Now there are some riders who don't like the Domane's flex - I think it is riders who do not have a smooth pedaling stroke at high cadence and thus bounce around on the saddle more, causing the frame to flex more. One of these riders would do well with the larger frame.


----------



## seven (Sep 14, 2006)

Did you make a purchase yet? If so, what and how do you like it?


----------



## nesdog (Jul 15, 2004)

seven said:


> Did you make a purchase yet? If so, what and how do you like it?


I bought the bike two weeks ago. My impressions? Well, keep in mind that I'm coming from a 10 year old Giant OCR2 alum with carbon fork, that I upgraded to Ultegra shifters and RD and added William's 30's. 

The jump to the Trek is unbelievable. I moved my wheels to this frame along with my saddle so it lightened up nicely. 

The ride is smooth as silk (mind you, this is only a 4.3!). It's not perfect but I'm very happy with it. The 105 shifters work okay, though the cabling is stretching and the shifting is little sloppy. Not sure how much the Tiagra cassette affects that. I'll switch that out later perhaps to a better set if need be and will drop by the LBS for tuneup in another week or two. 

It climbs like a beast. I never realized just how inefficient my Giant was. The Domane takes the input and launches forward. The 12-30 is perfect for me, as we have lots of steep climbs here. I'm dropping PR's on every ride, not because I'm any stronger, just that the bike is better than I am. 

About the only thing I'm still adjusting to is the shortened cockpit. My OCR was set up pretty relaxed. I'm considering a longer stem but won't make any changes for at least a month or two to see if I adjust. 

Overall, I'm thrilled with the bike, glad I bought it and recommend it.

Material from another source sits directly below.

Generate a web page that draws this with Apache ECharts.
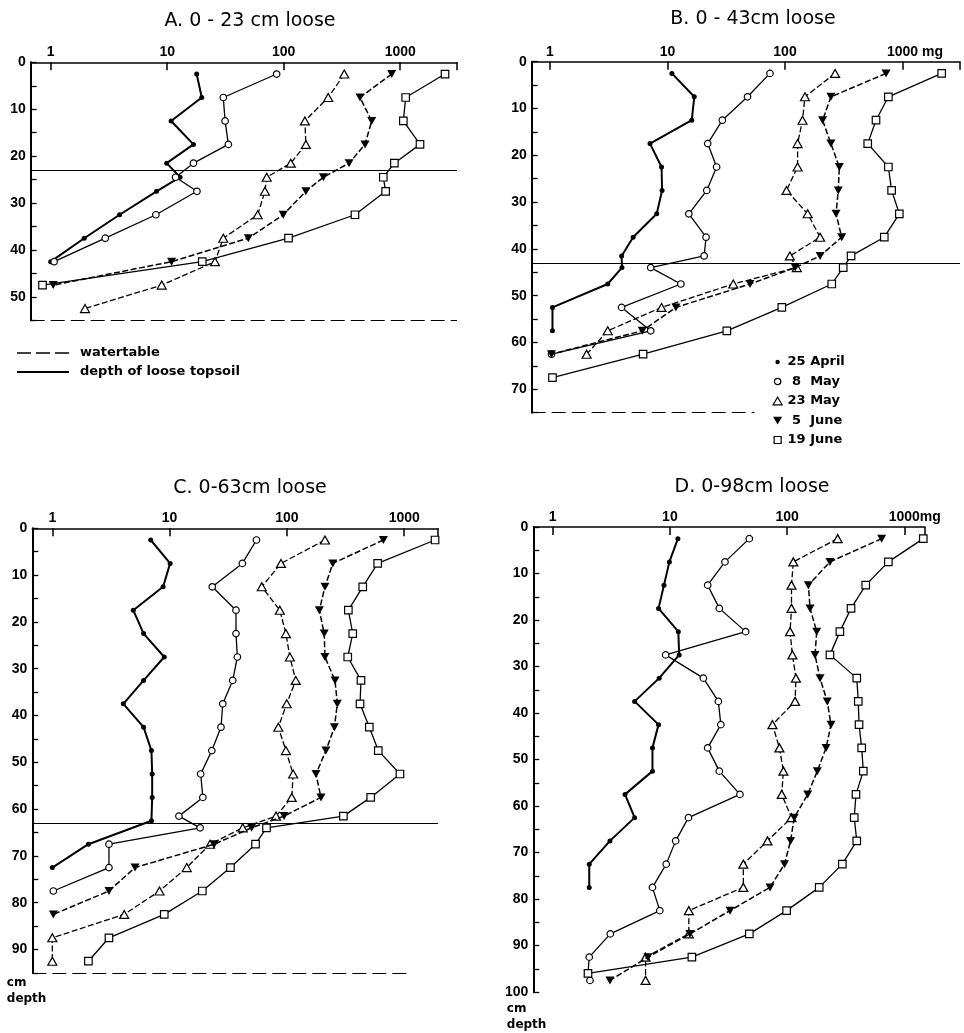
<!DOCTYPE html>
<html><head><meta charset="utf-8">
<script src="https://cdn.jsdelivr.net/npm/echarts@6/dist/echarts.min.js"></script>
<style>html,body{margin:0;padding:0;background:#fff}#c{width:964px;height:1033px}</style>
</head><body><div id="c"></div>
<script>
// ---------------- DATA ----------------
const seriesNames = ['25 April', '8 May', '23 May', '5 June', '19 June'];
const panelTitles = ['A. 0 - 23 cm loose', 'B. 0 - 43cm loose', 'C. 0-63cm loose', 'D. 0-98cm loose'];
const xTickLabels = [1, 10, 100, 1000];
const topsoilDepths = [23, 43, 63, null];
const watertableDepths = [55, 75, 95, null];

// Panel A
const depthA = [2.5, 7.5, 12.5, 17.5, 21.5, 24.5, 27.5, 32.5, 37.5, 42.5, 47.5, 52.5];
const A_apr25 = [17.9, 19.8, 10.8, 16.8, 9.9, 12.9, 8.1, 3.9, 1.94, 1.0, null, null];
const A_may8  = [87, 30.3, 31.4, 33.5, 16.8, 11.8, 18.0, 8.0, 2.94, 1.07, null, null];
const A_may23 = [331, 241, 152, 155, 115, 71.5, 69, 59.8, 30.3, 25.7, 8.97, 1.97];
const A_jun5  = [845, 452, 569, 499, 364, 219, 155, 99, 49.7, 10.9, 1.05, null];
const A_jun19 = [2425, 1114, 1064, 1479, 891, 716, 750, 409, 110, 20, 0.85, null];

// Panel B
const depthB = [2.5, 7.5, 12.5, 17.5, 22.5, 27.5, 32.5, 37.5, 41.5, 44, 47.5, 52.5, 57.5, 62.5, 67.5];
const B_apr25 = [10.9, 16.9, 16.1, 7.1, 8.9, 9.0, 8.1, 5.1, 4.07, 4.1, 3.1, 1.05, 1.05, null, null];
const B_may8  = [74.5, 48, 29.3, 22, 26.2, 21.6, 15.2, 21.3, 20.5, 7.2, 13, 4.07, 7.2, 1.03, null];
const B_may23 = [267, 148, 141, 128, 128, 103, 156, 199, 110, 126, 36.3, 8.9, 3.1, 2.05, null];
const B_jun5  = [724, 246, 209, 246, 290, 284, 272, 304, 199, 122, 50.4, 11.8, 6.1, 1.03, null];
const B_jun19 = [2155, 758, 595, 506, 758, 808, 940, 700, 365, 313, 250, 94, 32, 6.2, 1.05];

// Panel C
const depthC = [2.5, 7.5, 12.5, 17.5, 22.5, 27.5, 32.5, 37.5, 42.5, 47.5, 52.5, 57.5, 61.5, 62.5, 64, 67.5, 72.5, 77.5, 82.5, 87.5, 92.5];
const C_apr25 = [6.9, 10.1, 8.8, 4.9, 6.0, 9.0, 6.0, 4.03, 6.0, 7.0, 7.1, 7.1, null, 7.0, null, 2.03, 1.0, null, null, null, null];
const C_may8  = [55, 41.7, 23.1, 36.8, 36.8, 37.8, 34.5, 28.4, 27.4, 22.9, 18.4, 19.2, 12, null, 18.2, 3.04, 3.04, 1.02, null, null, null];
const C_may23 = [211, 89, 61, 87, 98, 106, 119, 99.6, 84.5, 98, 113, 110, 80.7, null, 42, 22.1, 14, 8.2, 4.1, 1.0, 1.0];
const C_jun5  = [664, 246, 211, 189, 208, 211, 257, 269, 254, 215, 177, 195, 94.5, null, 50, 24, 5.07, 3.04, 1.02, null, null];
const C_jun19 = [1832, 594, 443, 334, 364, 330, 428, 420, 504, 601, 920, 518, 303, null, 67, 54, 33, 19, 9.0, 3.04, 2.03];

// Panel D
const depthD = [2.5, 7.5, 12.5, 17.5, 22.5, 27.5, 32.5, 37.5, 42.5, 47.5, 52.5, 57.5, 62.5, 67.5, 72.5, 77.5, 82.5, 87.5, 92.5, 96, 97.5];
const D_apr25 = [11.7, 9.9, 8.9, 8.0, 11.8, 12, 8.1, 5.0, 8.0, 7.1, 7.1, 4.14, 5.0, 3.08, 2.05, 2.05, null, null, null, null, null];
const D_may8  = [47.6, 29.5, 21, 26.4, 44.3, 9.2, 19.3, 25.9, 27.2, 21, 26.4, 39.6, 14.4, 11.2, 9.3, 7.1, 8.2, 3.1, 2.05, 2.0, 2.08];
const D_may23 = [270, 113, 109, 109, 106, 111, 119, 117, 75, 86, 93, 90, 109, 68, 42.3, 42.3, 14.5, 14.5, 6.2, null, 6.2];
const D_jun5  = [641, 232, 152, 157, 179, 173, 191, 220, 237, 215, 181, 150, 115, 107, 95, 71.5, 32.6, 14.8, 6.5, null, 3.08];
const D_jun19 = [1452, 731, 469, 351, 282, 232, 393, 405, 411, 433, 447, 387, 374, 393, 296, 188, 99, 47.6, 15.4, 2.0, null];

// ---------------- LAYOUT ----------------
const panels = [
  { depths: depthA, vals: [A_apr25, A_may8, A_may23, A_jun5, A_jun19],
    grid: { left: 30.7, top: 62.3, width: 426.3, height: 258 }, xMin: 0.6734, xMax: 3073, yMax: 55,
    unit: null, waterEnd: null, title: [250, 12] },
  { depths: depthB, vals: [B_apr25, B_may8, B_may23, B_jun5, B_jun19],
    grid: { left: 531.7, top: 61.7, width: 428.3, height: 351 }, xMin: 0.699, xMax: 3086, yMax: 75,
    unit: ' mg', unitW: 25, waterEnd: 55, title: [753, 10] },
  { depths: depthC, vals: [C_apr25, C_may8, C_may23, C_jun5, C_jun19],
    grid: { left: 32.3, top: 528.3, width: 405.7, height: 444.6 }, xMin: 0.675, xMax: 1941, yMax: 95,
    unit: null, waterEnd: 1075, title: [250, 479], yName: true, nameW: 51, nameGap: 2 },
  { depths: depthD, vals: [D_apr25, D_may8, D_may23, D_jun5, D_jun19],
    grid: { left: 533.3, top: 527, width: 391.7, height: 465 }, xMin: 0.683, xMax: 1502, yMax: 100,
    unit: 'mg', unitW: 21, waterEnd: null, title: [752, 478], yName: true, nameW: 53, nameGap: 9 }
];

const FONT = 'Liberation Sans';
const downTri = 'path://M0,0L10,0L5,9Z';
const styles = [
  { symbol: 'circle', size: 5, fill: '#000', lw: 2, dash: 'solid',
    icon: 'path://M0,0M10,10M2.8,5A2.2,2.2,0,1,1,7.2,5A2.2,2.2,0,1,1,2.8,5Z' },
  { symbol: 'circle', size: 6.5, fill: '#fff', lw: 1.3, dash: 'solid',
    icon: 'path://M0,0M10,10M1.8,5A3.2,3.2,0,1,1,8.2,5A3.2,3.2,0,1,1,1.8,5Z' },
  { symbol: 'triangle', size: [9, 8], fill: '#fff', lw: 1.3, dash: [6, 2.5],
    icon: 'path://M0,0M10,10M0.5,8.8L5,1.2L9.5,8.8Z' },
  { symbol: downTri, size: [9, 8], fill: '#000', lw: 1.5, dash: [6, 2.5],
    icon: 'path://M0,0M10,10M0.5,1.2L9.5,1.2L5,9Z' },
  { symbol: 'rect', size: 7.5, fill: '#fff', lw: 1.3, dash: 'solid',
    icon: 'path://M0,0M10,10M1.5,1.5L8.5,1.5L8.5,8.5L1.5,8.5Z' }
];
const refLineIcons = {
  'watertable': 'path://M0,0M52,10M0,4.3h14v1.4h-14zM19,4.3h14v1.4h-14zM38,4.3h14v1.4h-14z',
  'depth of loose topsoil': 'path://M0,0M52,10M0,4h52v2h-52z'
};

function pts(depths, vals) {
  const out = [];
  for (let i = 0; i < depths.length; i++) if (vals[i] != null) out.push([vals[i], depths[i]]);
  return out;
}

function xFmt(unit) {
  return function (v) {
    const r = Math.round(v);
    if (xTickLabels.indexOf(r) < 0 || Math.abs(v - r) > 1e-6) return '';
    if (unit && r === 1000) return '{p| }{a|' + r + '}{u|' + unit + '}';
    return '{a|' + r + '}';
  };
}
const labTxt = { fontFamily: FONT, fontWeight: 'bold', fontSize: 14, color: '#000' };

const grids = [], xAxes = [], yAxes = [], series = [];
panels.forEach((p, pi) => {
  grids.push(Object.assign({ containLabel: false }, p.grid));
  xAxes.push({
    type: 'log', logBase: 10, gridIndex: pi, position: 'top', min: p.xMin, max: p.xMax,
    axisLine: { show: true, lineStyle: { color: '#000', width: 1.5 } },
    axisTick: { show: true, inside: true, length: 8, lineStyle: { color: '#000', width: 1.5 } },
    minorTick: { show: false }, splitLine: { show: false },
    axisLabel: { show: true, margin: 3, formatter: xFmt(p.unit), color: '#000',
      rich: { a: labTxt, u: labTxt, p: Object.assign({ width: p.unitW || 0 }, labTxt) } }
  });
  const y = {
    type: 'value', gridIndex: pi, inverse: true, min: 0, max: p.yMax, interval: 5,
    axisLine: { show: true, onZero: false, lineStyle: { color: '#000', width: 2 } },
    axisTick: { show: true, inside: true, length: 6, lineStyle: { color: '#000', width: 1.3 } },
    splitLine: { show: false },
    axisLabel: Object.assign({ margin: 5, formatter: v => (v % 10 === 0 ? String(v) : '') }, labTxt)
  };
  if (p.yName) {
    y.name = '{a|cm}\n{a|depth}';
    y.nameLocation = 'end';
    y.nameGap = p.nameGap;
    y.nameTextStyle = { verticalAlign: 'top', align: 'center',
      rich: { a: { width: p.nameW, align: 'left', fontFamily: 'DejaVu Sans', fontWeight: 'bold', fontSize: 12, lineHeight: 16, color: '#000' } } };
  }
  yAxes.push(y);

  seriesNames.forEach((nm, si) => {
    const st = styles[si];
    series.push({
      type: 'line', name: nm, xAxisIndex: pi, yAxisIndex: pi,
      data: pts(p.depths, p.vals[si]),
      symbol: st.symbol, symbolSize: st.size, showSymbol: true,
      lineStyle: { color: '#000', width: st.lw, type: st.dash },
      itemStyle: { color: st.fill, borderColor: '#000', borderWidth: st.fill === '#fff' ? 1.2 : 0 },
      emphasis: { disabled: true }, silent: true, z: 3 + si
    });
  });

  if (topsoilDepths[pi] != null) {
    series.push({
      type: 'line', name: 'depth of loose topsoil', xAxisIndex: pi, yAxisIndex: pi, data: [],
      symbol: 'none', lineStyle: { color: '#000', width: 1.6, type: 'solid' }, itemStyle: { color: '#000' },
      markLine: { silent: true, symbol: ['none', 'none'], label: { show: false },
        lineStyle: { color: '#000', width: 1.2, type: 'solid' }, emphasis: { disabled: true },
        data: [{ yAxis: topsoilDepths[pi] }] }
    });
  }
  if (watertableDepths[pi] != null) {
    const wd = watertableDepths[pi];
    series.push({
      type: 'line', name: 'watertable', xAxisIndex: pi, yAxisIndex: pi, data: [],
      symbol: 'none', lineStyle: { color: '#000', width: 1.4, type: [13, 6] }, itemStyle: { color: '#000' },
      markLine: { silent: true, symbol: ['none', 'none'], label: { show: false },
        lineStyle: { color: '#000', width: 1.2, type: [14, 6] }, emphasis: { disabled: true },
        data: p.waterEnd ? [[{ coord: [p.xMin, wd] }, { coord: [p.waterEnd, wd] }]] : [{ yAxis: wd }] }
    });
  }
});

const legTxt = { fontFamily: 'DejaVu Sans', fontWeight: 'bold', fontSize: 13, color: '#000', lineHeight: 14 };

const option = {
  animation: false,
  backgroundColor: '#fff',
  title: panels.map((p, i) => ({
    text: panelTitles[i], left: p.title[0], top: p.title[1], textAlign: 'center', padding: 0,
    textStyle: { fontFamily: 'DejaVu Sans', fontWeight: 'normal', fontSize: 19, color: '#000' }
  })),
  legend: [
    {
      orient: 'vertical', left: 767, top: 350, itemWidth: 10, itemHeight: 10, itemGap: 5.5,
      selectedMode: false,
      data: seriesNames.map((nm, si) => ({
        name: nm, icon: styles[si].icon,
        itemStyle: { color: styles[si].fill, borderColor: '#000', borderWidth: styles[si].fill === '#fff' ? 1.2 : 0 }
      })),
      formatter: nm => { const parts = nm.split(' '); return '{d|' + parts[0] + '} {m|' + parts[1] + '}'; },
      textStyle: Object.assign({}, legTxt, { rich: {
        d: Object.assign({ width: 18, align: 'right' }, legTxt),
        m: Object.assign({}, legTxt) } })
    },
    {
      orient: 'vertical', left: 12, top: 341, itemWidth: 52, itemHeight: 10, itemGap: 5,
      selectedMode: false,
      data: ['watertable', 'depth of loose topsoil'].map(nm => ({
        name: nm, icon: refLineIcons[nm], itemStyle: { color: '#000', borderWidth: 0 }
      })),
      textStyle: Object.assign({ padding: [0, 0, 0, 6] }, legTxt)
    }
  ],
  grid: grids, xAxis: xAxes, yAxis: yAxes, series: series
};

const chart = echarts.init(document.getElementById('c'), null, { renderer: 'canvas' });
chart.setOption(option);
</script></body></html>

With a bigger budget I would have gone for the 5 series, but no regrets!


----------



## seven (Sep 14, 2006)

Thanks,nice to hear that you like the bike.


----------



## jsjcat (Jun 25, 2011)

The ride is smooth as silk (mind you, this is only a 4.3!). It's not perfect but I'm very happy with it. The 105 shifters work okay, though the cabling is stretching and the shifting is little sloppy. 

Nesdog,
Reach down and turn the cable adjuster a click or two to tighten up the cable a bit. You can do this while riding if your shifting is sloppy. My wife has the Domane 4.3 and it's a great bike. Enjoy!
jsjcat


----------



## nesdog (Jul 15, 2004)

jsjcat said:


> The ride is smooth as silk (mind you, this is only a 4.3!). It's not perfect but I'm very happy with it. The 105 shifters work okay, though the cabling is stretching and the shifting is little sloppy.
> 
> Nesdog,
> Reach down and turn the cable adjuster a click or two to tighten up the cable a bit. You can do this while riding if your shifting is sloppy. My wife has the Domane 4.3 and it's a great bike. Enjoy!
> jsjcat


Thanks for the tip. I'll take a shot at it. 

On the cassette, I had thought maybe a better one would enhance the shifting since the ramps might be smoother or better machined?

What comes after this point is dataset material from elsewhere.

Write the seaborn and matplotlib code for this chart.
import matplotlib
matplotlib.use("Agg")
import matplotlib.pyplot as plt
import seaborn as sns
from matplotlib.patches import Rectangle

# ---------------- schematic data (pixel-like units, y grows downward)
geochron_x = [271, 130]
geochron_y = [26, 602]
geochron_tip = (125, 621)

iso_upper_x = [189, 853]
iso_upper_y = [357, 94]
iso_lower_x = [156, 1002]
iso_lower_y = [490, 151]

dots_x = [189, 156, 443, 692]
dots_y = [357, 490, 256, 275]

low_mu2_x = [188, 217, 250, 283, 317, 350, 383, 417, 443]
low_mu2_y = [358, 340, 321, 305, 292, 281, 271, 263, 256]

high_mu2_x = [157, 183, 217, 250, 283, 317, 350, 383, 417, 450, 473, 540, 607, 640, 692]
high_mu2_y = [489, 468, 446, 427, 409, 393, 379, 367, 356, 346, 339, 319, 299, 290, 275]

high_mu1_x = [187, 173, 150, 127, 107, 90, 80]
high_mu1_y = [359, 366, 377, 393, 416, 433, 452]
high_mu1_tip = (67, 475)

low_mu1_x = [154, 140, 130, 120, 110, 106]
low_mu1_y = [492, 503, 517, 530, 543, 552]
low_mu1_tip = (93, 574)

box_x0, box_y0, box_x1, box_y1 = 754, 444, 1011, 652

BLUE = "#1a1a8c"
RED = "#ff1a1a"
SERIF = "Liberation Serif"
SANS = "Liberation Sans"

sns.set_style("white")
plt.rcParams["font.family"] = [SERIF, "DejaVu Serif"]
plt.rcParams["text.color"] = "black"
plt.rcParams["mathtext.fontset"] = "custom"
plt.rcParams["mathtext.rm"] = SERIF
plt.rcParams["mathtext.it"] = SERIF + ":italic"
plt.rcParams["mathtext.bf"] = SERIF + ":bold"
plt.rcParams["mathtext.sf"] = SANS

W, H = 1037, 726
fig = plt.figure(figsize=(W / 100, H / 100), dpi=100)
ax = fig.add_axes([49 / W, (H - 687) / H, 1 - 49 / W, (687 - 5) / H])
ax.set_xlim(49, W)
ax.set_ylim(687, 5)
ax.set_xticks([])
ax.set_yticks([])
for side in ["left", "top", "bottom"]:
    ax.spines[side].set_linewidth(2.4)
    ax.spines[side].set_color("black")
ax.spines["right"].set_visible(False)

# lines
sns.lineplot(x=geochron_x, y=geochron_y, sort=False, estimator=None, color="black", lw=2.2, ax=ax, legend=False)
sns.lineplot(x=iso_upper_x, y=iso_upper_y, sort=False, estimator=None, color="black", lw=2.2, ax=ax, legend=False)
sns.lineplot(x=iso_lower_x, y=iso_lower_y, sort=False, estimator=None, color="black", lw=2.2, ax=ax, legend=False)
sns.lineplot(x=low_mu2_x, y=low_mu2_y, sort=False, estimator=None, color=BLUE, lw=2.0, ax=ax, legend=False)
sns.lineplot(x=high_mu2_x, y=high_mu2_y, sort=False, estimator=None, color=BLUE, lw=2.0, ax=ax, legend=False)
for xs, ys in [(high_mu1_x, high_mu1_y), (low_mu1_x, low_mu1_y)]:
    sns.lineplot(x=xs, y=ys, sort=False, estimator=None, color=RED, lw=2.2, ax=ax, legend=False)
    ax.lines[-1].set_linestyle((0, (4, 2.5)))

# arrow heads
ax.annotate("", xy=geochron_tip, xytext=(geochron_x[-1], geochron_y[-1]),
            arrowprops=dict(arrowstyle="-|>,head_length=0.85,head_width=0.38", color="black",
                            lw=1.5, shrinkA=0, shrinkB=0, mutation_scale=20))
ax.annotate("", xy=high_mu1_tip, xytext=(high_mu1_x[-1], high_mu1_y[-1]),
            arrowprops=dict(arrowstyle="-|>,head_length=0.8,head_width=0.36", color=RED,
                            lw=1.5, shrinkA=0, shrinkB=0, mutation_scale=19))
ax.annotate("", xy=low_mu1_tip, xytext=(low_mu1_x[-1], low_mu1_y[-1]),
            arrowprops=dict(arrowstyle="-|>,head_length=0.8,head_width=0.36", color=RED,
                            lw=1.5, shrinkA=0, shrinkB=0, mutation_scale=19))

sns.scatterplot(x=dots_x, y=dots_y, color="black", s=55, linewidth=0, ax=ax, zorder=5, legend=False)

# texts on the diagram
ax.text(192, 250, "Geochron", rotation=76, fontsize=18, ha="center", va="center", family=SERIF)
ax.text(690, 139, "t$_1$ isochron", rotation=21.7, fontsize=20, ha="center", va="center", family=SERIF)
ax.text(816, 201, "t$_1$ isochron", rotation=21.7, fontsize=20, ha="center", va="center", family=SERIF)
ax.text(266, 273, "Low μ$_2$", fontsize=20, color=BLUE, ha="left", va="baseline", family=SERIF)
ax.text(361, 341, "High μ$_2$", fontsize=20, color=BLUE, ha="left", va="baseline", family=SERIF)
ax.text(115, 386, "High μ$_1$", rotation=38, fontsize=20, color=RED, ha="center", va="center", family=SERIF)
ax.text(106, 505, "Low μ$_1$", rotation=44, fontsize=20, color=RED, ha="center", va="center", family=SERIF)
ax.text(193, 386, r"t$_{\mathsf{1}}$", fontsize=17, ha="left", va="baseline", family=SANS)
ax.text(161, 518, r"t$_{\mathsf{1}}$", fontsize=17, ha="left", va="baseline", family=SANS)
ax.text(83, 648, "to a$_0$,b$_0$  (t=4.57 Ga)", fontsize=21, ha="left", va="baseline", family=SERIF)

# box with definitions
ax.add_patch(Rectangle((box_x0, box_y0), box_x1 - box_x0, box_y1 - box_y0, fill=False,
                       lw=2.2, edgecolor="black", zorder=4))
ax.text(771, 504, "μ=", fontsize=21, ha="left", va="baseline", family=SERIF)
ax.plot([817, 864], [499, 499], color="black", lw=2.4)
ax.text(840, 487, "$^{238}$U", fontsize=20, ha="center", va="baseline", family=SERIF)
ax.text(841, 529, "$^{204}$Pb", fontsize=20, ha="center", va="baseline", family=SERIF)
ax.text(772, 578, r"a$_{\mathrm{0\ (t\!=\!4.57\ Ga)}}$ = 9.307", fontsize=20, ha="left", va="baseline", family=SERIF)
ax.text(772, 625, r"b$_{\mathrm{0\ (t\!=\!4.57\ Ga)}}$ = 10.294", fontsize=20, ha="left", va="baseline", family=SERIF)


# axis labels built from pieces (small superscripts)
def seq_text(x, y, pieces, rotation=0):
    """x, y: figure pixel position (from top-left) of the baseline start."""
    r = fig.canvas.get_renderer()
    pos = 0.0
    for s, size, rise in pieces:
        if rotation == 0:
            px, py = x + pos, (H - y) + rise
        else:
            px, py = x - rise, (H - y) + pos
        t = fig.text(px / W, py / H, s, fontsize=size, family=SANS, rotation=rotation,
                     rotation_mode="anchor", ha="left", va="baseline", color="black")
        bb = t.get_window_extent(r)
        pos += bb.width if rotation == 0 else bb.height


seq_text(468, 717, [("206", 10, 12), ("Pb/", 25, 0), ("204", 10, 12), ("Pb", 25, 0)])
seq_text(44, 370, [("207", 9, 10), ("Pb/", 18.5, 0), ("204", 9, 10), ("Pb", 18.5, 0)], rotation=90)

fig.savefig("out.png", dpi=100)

Wish I had taken measurements on the prior bike so I could see the difference in the reach. I sense it's a little shorter on this one.


----------



## H3Tex (Oct 17, 2013)

nesdog said:


> On the cassette, I had thought maybe a better one would enhance the shifting since the ramps might be smoother or better machined?


I took a dremel to mine. I had 8 to 12 teeth that needed corners knocked down a bit on the last 4 big rings. Night and day difference. Stock cassette is crap. Save some money and dremel the thing.

BTW Im also wanting to put a longer stem on the thing.

Im not sure that I would put an AL seat post on the bike. The factory post is designed to flex with the frame but not side to side. The AL tompson might totally wipe out the effect of the isospeed design.


----------



## jsjcat (Jun 25, 2011)

nesdog said:


> Thanks for the tip. I'll take a shot at it.
> 
> On the cassette, I had thought maybe a better one would enhance the shifting since the ramps might be smoother or better machined?


My wife solved the crunchy shifting problem right at the git go. She only had about 10 miles on her 4.3 when we were setting up for a evening ride. She got on the bike and promptly fell over on the derailleur (expensive side). Picked her up and we set off. Didn't get off the parking lot and her derailleur broke off. Long story short - ended up replacing the Tiagra 12-30 with a Sram 12-32. Much, much better shifting.


----------



## nesdog (Jul 15, 2004)

My idea is to go back to the LBS in a few weeks, talk with them about the shifting and then see if they will swap for an Ultegra cassette under the Trek Care package! (yeah, probably not, but it was an interesting thought!)


----------



## jsjcat (Jun 25, 2011)

nesdog said:


> My idea is to go back to the LBS in a few weeks, talk with them about the shifting and then see if they will swap for an Ultegra cassette under the Trek Care package! (yeah, probably not, but it was an interesting thought!)


Don't know about the Trek care package. We bought our bikes last July 2013. Mine is a 4.5 Madone and hers is the Domane 4.3. I did switch the 11-28 105 cassette for an Ultegra 12-30 on my Madone. I could probably live with a 13-30 if there was such a thing. Very rarely I'm I in the 12. Could use an extra gear in the middle. Be interesting to see what they say. By the way I gave my wife a Bontrager Race Lite wheelset for Mothersday. She said she needs those more on hills than jewelry. She has enough jewelry.


----------